The common interest doctrine is applied on a case-by-case basis.  Roush’s assumption that her overlapping case with Kilgor gave her license to freely share her confidential information without waiving privilege is contrary to the law.  Roush needed to show that sharing her confidential information with Kilgor was reasonably necessary to advance her case.  The court could not discern the necessity for sharing confidential attorney-client and attorney work product information with Kilgor, a percipient witness in Roush’s case.  Nor would the court conclude that Morrison breached any ethical duty.  Kilgor’s agreement to assist Seagate and to waive his attorney-client privilege with respect to any communications he had with Markowitz about Roush’s case was not inherently improper.  Kilgor, as Roush’s former supervisor, would have personal knowledge about her case that Morrison was duty-bound to investigate.  Kilgor was free to waive his own attorney-client privilege.
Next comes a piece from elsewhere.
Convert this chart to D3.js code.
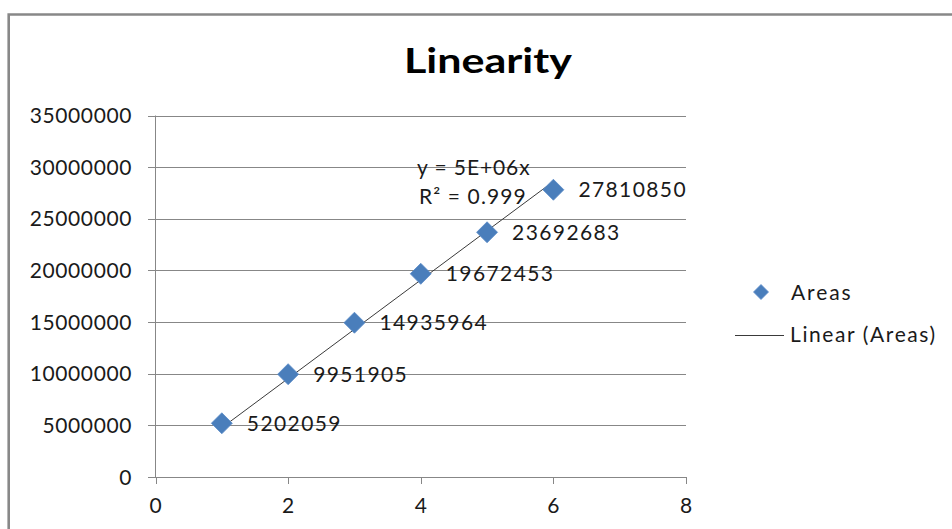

Morrison had no notice of circumstances that might have made it improper to seek information from Kilgor.  Kilgor had no written agreement with Markowitz and Kilgor denied any joint discussions with Markowitz and Roush.  Roush did not make reference to joint discussions with Kilgor in her discovery responses and Markowitz had disclaimed any special relationship that would prevent Morrison from seeking information directly from Kilgor.  Kilgor’s declarations reflected only his personal knowledge of the case.

Comment: While it is tempting to share information between clients with the same adversary or who face similar legal issues, attorneys should keep in mind their separate ethical duties to each client and take steps to protect the attorney client privilege.